The exercise — Scan the listing and work out how many lines contain the word "this". Nothing but the number should be given.
— Start Available data —
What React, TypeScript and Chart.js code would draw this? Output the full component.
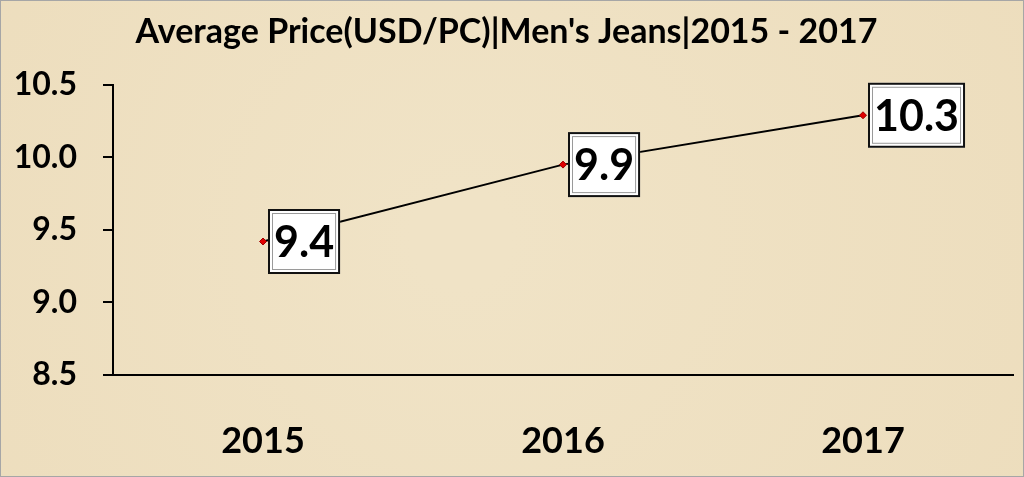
— End Available data —
— Start Available data —
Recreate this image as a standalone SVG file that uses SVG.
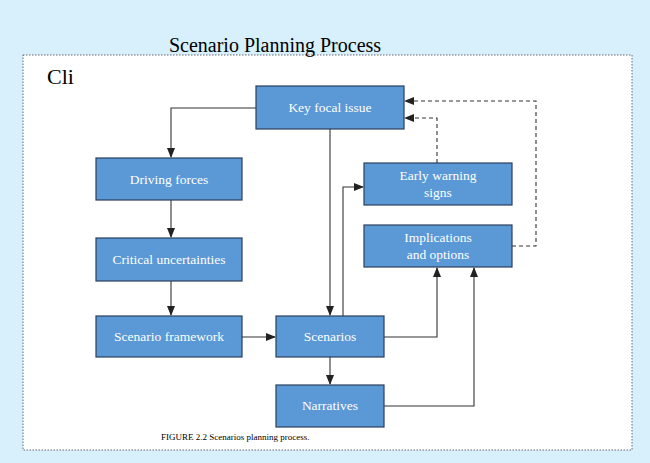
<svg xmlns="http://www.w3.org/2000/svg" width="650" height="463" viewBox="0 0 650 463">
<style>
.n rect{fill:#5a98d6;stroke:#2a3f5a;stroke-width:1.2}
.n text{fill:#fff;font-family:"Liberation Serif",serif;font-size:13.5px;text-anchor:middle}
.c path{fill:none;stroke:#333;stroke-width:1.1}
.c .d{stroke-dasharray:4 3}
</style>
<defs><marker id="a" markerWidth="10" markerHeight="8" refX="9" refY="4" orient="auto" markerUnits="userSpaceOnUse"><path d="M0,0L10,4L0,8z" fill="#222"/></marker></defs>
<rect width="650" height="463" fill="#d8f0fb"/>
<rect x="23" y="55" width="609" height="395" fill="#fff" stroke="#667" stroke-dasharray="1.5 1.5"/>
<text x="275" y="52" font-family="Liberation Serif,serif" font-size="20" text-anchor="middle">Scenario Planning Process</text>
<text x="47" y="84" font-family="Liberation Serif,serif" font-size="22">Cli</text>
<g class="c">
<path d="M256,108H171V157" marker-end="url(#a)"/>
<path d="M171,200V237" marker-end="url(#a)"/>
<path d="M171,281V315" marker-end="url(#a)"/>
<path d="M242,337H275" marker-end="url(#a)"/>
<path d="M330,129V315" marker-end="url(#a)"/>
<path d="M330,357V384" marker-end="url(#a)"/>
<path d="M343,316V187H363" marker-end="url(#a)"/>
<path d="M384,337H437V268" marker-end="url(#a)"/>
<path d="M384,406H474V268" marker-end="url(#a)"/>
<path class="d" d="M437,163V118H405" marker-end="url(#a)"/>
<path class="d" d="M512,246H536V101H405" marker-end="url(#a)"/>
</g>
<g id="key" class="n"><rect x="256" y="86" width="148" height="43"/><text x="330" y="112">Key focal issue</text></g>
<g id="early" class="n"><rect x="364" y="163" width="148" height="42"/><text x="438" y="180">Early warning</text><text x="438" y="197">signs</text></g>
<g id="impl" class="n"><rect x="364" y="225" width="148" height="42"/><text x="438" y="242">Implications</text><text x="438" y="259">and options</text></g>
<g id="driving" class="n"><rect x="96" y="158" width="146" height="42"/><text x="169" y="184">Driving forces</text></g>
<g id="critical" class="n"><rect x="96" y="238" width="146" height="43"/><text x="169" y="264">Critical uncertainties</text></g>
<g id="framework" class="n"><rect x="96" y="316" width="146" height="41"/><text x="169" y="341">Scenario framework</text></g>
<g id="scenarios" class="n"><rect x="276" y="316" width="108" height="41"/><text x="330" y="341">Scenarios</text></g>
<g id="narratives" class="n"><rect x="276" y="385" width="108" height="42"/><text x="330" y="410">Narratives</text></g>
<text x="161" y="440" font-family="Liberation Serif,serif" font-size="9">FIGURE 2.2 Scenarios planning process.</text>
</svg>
— End Available data —
— Start Available data —
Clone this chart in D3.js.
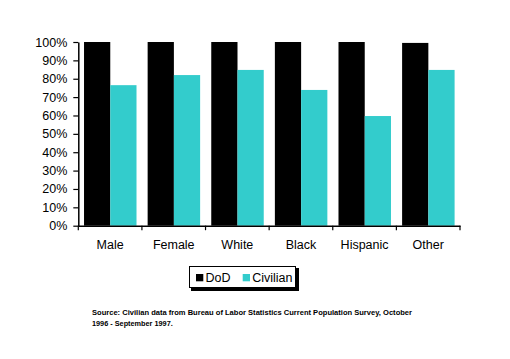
— End Available data —
The reply — 3